# Task goal:
Type out the complete listing below word for word, without its pictures.

# Information provided:
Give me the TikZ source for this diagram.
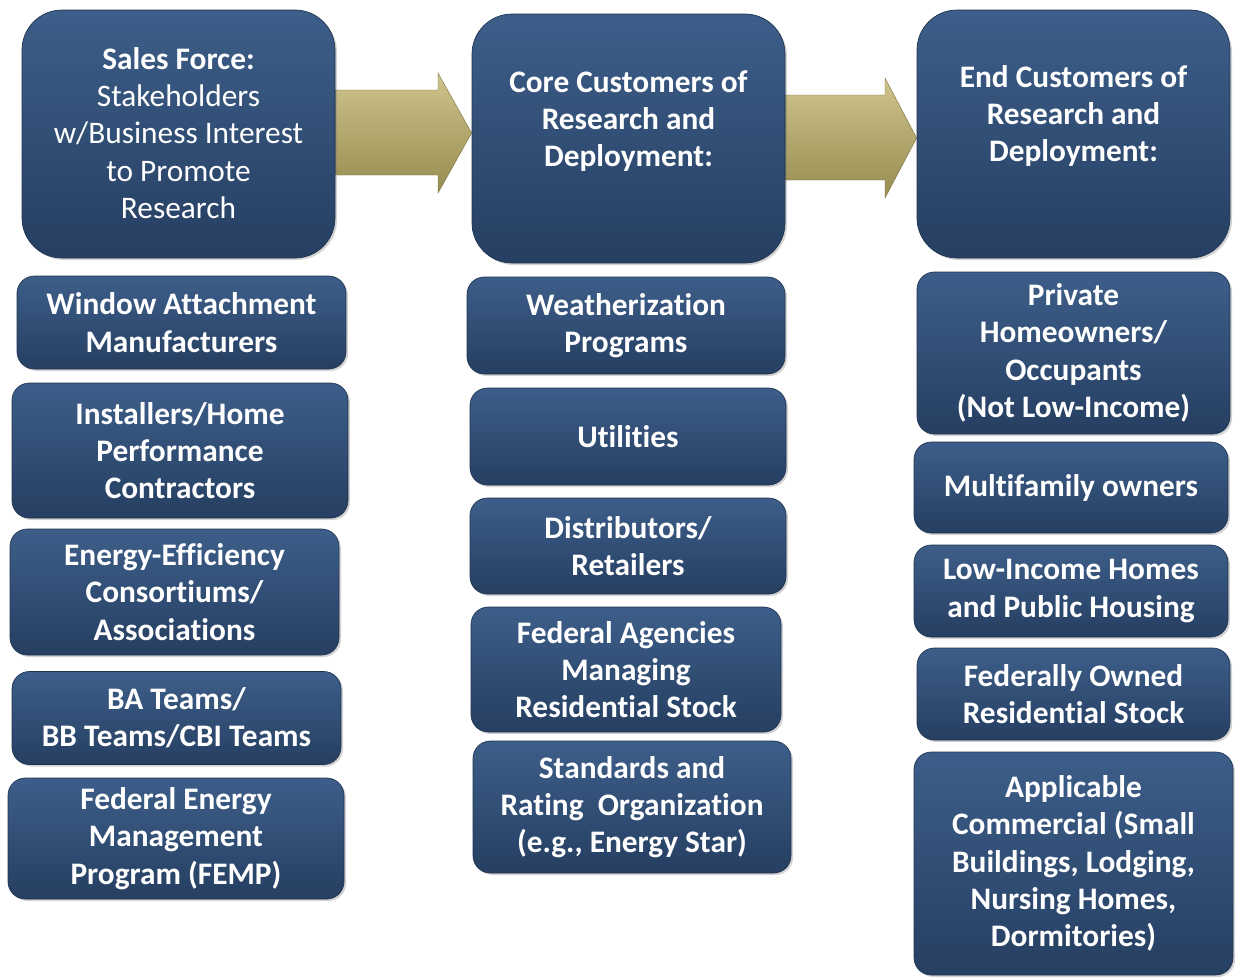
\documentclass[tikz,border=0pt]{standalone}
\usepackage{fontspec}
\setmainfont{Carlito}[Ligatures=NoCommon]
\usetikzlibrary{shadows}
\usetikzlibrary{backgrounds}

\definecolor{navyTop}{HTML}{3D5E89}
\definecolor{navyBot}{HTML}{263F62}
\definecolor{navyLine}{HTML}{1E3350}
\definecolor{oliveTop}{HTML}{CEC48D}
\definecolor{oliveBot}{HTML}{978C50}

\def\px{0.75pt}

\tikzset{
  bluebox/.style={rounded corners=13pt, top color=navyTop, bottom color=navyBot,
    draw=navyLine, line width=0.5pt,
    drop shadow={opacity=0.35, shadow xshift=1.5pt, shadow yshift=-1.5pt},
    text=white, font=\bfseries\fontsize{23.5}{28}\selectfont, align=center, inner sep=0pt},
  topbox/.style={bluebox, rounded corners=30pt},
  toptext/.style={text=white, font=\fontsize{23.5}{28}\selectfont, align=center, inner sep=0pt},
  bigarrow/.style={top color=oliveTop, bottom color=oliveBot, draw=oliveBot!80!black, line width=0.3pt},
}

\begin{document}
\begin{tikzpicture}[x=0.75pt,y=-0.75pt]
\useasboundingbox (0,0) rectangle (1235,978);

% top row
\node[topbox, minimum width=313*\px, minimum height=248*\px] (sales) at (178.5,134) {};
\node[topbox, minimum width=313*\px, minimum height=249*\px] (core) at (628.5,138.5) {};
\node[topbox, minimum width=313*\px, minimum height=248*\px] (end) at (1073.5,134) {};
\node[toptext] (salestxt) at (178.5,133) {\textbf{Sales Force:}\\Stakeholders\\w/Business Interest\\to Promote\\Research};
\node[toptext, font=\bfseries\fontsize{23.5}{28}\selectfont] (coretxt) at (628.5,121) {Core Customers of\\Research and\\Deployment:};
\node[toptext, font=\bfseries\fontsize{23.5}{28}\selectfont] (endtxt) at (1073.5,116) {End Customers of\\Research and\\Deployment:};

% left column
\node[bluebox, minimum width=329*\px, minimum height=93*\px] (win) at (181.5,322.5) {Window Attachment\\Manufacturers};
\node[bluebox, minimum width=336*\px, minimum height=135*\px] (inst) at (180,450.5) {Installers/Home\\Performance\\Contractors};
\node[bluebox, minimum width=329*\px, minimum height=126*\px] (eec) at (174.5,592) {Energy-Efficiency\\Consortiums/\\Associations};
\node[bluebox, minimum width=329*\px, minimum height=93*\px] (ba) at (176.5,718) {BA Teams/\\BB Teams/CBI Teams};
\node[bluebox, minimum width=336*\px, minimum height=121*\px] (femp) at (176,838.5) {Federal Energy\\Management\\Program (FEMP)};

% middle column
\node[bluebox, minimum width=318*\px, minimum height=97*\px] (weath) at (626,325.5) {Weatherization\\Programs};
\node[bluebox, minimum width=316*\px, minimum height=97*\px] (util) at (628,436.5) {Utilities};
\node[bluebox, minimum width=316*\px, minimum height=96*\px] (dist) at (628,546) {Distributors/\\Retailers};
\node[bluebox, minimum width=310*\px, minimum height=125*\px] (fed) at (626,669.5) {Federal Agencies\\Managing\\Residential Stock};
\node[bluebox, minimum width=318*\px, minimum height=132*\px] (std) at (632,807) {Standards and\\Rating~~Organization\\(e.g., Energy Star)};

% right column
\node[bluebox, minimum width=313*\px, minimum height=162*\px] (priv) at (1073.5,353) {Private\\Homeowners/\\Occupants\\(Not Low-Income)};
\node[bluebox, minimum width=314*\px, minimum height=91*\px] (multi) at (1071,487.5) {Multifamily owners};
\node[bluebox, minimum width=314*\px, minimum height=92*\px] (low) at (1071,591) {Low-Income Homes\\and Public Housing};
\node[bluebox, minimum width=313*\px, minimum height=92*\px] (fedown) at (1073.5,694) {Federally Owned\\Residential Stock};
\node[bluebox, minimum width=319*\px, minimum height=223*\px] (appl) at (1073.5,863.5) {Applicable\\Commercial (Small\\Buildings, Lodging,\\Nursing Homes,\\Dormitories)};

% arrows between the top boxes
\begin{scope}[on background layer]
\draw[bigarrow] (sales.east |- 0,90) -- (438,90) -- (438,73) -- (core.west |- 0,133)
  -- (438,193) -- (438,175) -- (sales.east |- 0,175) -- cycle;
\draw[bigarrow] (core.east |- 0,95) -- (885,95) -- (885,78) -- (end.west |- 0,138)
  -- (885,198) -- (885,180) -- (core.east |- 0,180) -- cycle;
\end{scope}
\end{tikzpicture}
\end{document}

# Solution for this problem:
Give me the TikZ source for this diagram.
\documentclass[tikz,border=0pt]{standalone}
\usepackage{fontspec}
\setmainfont{Carlito}[Ligatures=NoCommon]
\usetikzlibrary{shadows}
\usetikzlibrary{backgrounds}

\definecolor{navyTop}{HTML}{3D5E89}
\definecolor{navyBot}{HTML}{263F62}
\definecolor{navyLine}{HTML}{1E3350}
\definecolor{oliveTop}{HTML}{CEC48D}
\definecolor{oliveBot}{HTML}{978C50}

\def\px{0.75pt}

\tikzset{
  bluebox/.style={rounded corners=13pt, top color=navyTop, bottom color=navyBot,
    draw=navyLine, line width=0.5pt,
    drop shadow={opacity=0.35, shadow xshift=1.5pt, shadow yshift=-1.5pt},
    text=white, font=\bfseries\fontsize{23.5}{28}\selectfont, align=center, inner sep=0pt},
  topbox/.style={bluebox, rounded corners=30pt},
  toptext/.style={text=white, font=\fontsize{23.5}{28}\selectfont, align=center, inner sep=0pt},
  bigarrow/.style={top color=oliveTop, bottom color=oliveBot, draw=oliveBot!80!black, line width=0.3pt},
}

\begin{document}
\begin{tikzpicture}[x=0.75pt,y=-0.75pt]
\useasboundingbox (0,0) rectangle (1235,978);

% top row
\node[topbox, minimum width=313*\px, minimum height=248*\px] (sales) at (178.5,134) {};
\node[topbox, minimum width=313*\px, minimum height=249*\px] (core) at (628.5,138.5) {};
\node[topbox, minimum width=313*\px, minimum height=248*\px] (end) at (1073.5,134) {};
\node[toptext] (salestxt) at (178.5,133) {\textbf{Sales Force:}\\Stakeholders\\w/Business Interest\\to Promote\\Research};
\node[toptext, font=\bfseries\fontsize{23.5}{28}\selectfont] (coretxt) at (628.5,121) {Core Customers of\\Research and\\Deployment:};
\node[toptext, font=\bfseries\fontsize{23.5}{28}\selectfont] (endtxt) at (1073.5,116) {End Customers of\\Research and\\Deployment:};

% left column
\node[bluebox, minimum width=329*\px, minimum height=93*\px] (win) at (181.5,322.5) {Window Attachment\\Manufacturers};
\node[bluebox, minimum width=336*\px, minimum height=135*\px] (inst) at (180,450.5) {Installers/Home\\Performance\\Contractors};
\node[bluebox, minimum width=329*\px, minimum height=126*\px] (eec) at (174.5,592) {Energy-Efficiency\\Consortiums/\\Associations};
\node[bluebox, minimum width=329*\px, minimum height=93*\px] (ba) at (176.5,718) {BA Teams/\\BB Teams/CBI Teams};
\node[bluebox, minimum width=336*\px, minimum height=121*\px] (femp) at (176,838.5) {Federal Energy\\Management\\Program (FEMP)};

% middle column
\node[bluebox, minimum width=318*\px, minimum height=97*\px] (weath) at (626,325.5) {Weatherization\\Programs};
\node[bluebox, minimum width=316*\px, minimum height=97*\px] (util) at (628,436.5) {Utilities};
\node[bluebox, minimum width=316*\px, minimum height=96*\px] (dist) at (628,546) {Distributors/\\Retailers};
\node[bluebox, minimum width=310*\px, minimum height=125*\px] (fed) at (626,669.5) {Federal Agencies\\Managing\\Residential Stock};
\node[bluebox, minimum width=318*\px, minimum height=132*\px] (std) at (632,807) {Standards and\\Rating~~Organization\\(e.g., Energy Star)};

% right column
\node[bluebox, minimum width=313*\px, minimum height=162*\px] (priv) at (1073.5,353) {Private\\Homeowners/\\Occupants\\(Not Low-Income)};
\node[bluebox, minimum width=314*\px, minimum height=91*\px] (multi) at (1071,487.5) {Multifamily owners};
\node[bluebox, minimum width=314*\px, minimum height=92*\px] (low) at (1071,591) {Low-Income Homes\\and Public Housing};
\node[bluebox, minimum width=313*\px, minimum height=92*\px] (fedown) at (1073.5,694) {Federally Owned\\Residential Stock};
\node[bluebox, minimum width=319*\px, minimum height=223*\px] (appl) at (1073.5,863.5) {Applicable\\Commercial (Small\\Buildings, Lodging,\\Nursing Homes,\\Dormitories)};

% arrows between the top boxes
\begin{scope}[on background layer]
\draw[bigarrow] (sales.east |- 0,90) -- (438,90) -- (438,73) -- (core.west |- 0,133)
  -- (438,193) -- (438,175) -- (sales.east |- 0,175) -- cycle;
\draw[bigarrow] (core.east |- 0,95) -- (885,95) -- (885,78) -- (end.west |- 0,138)
  -- (885,198) -- (885,180) -- (core.east |- 0,180) -- cycle;
\end{scope}
\end{tikzpicture}
\end{document}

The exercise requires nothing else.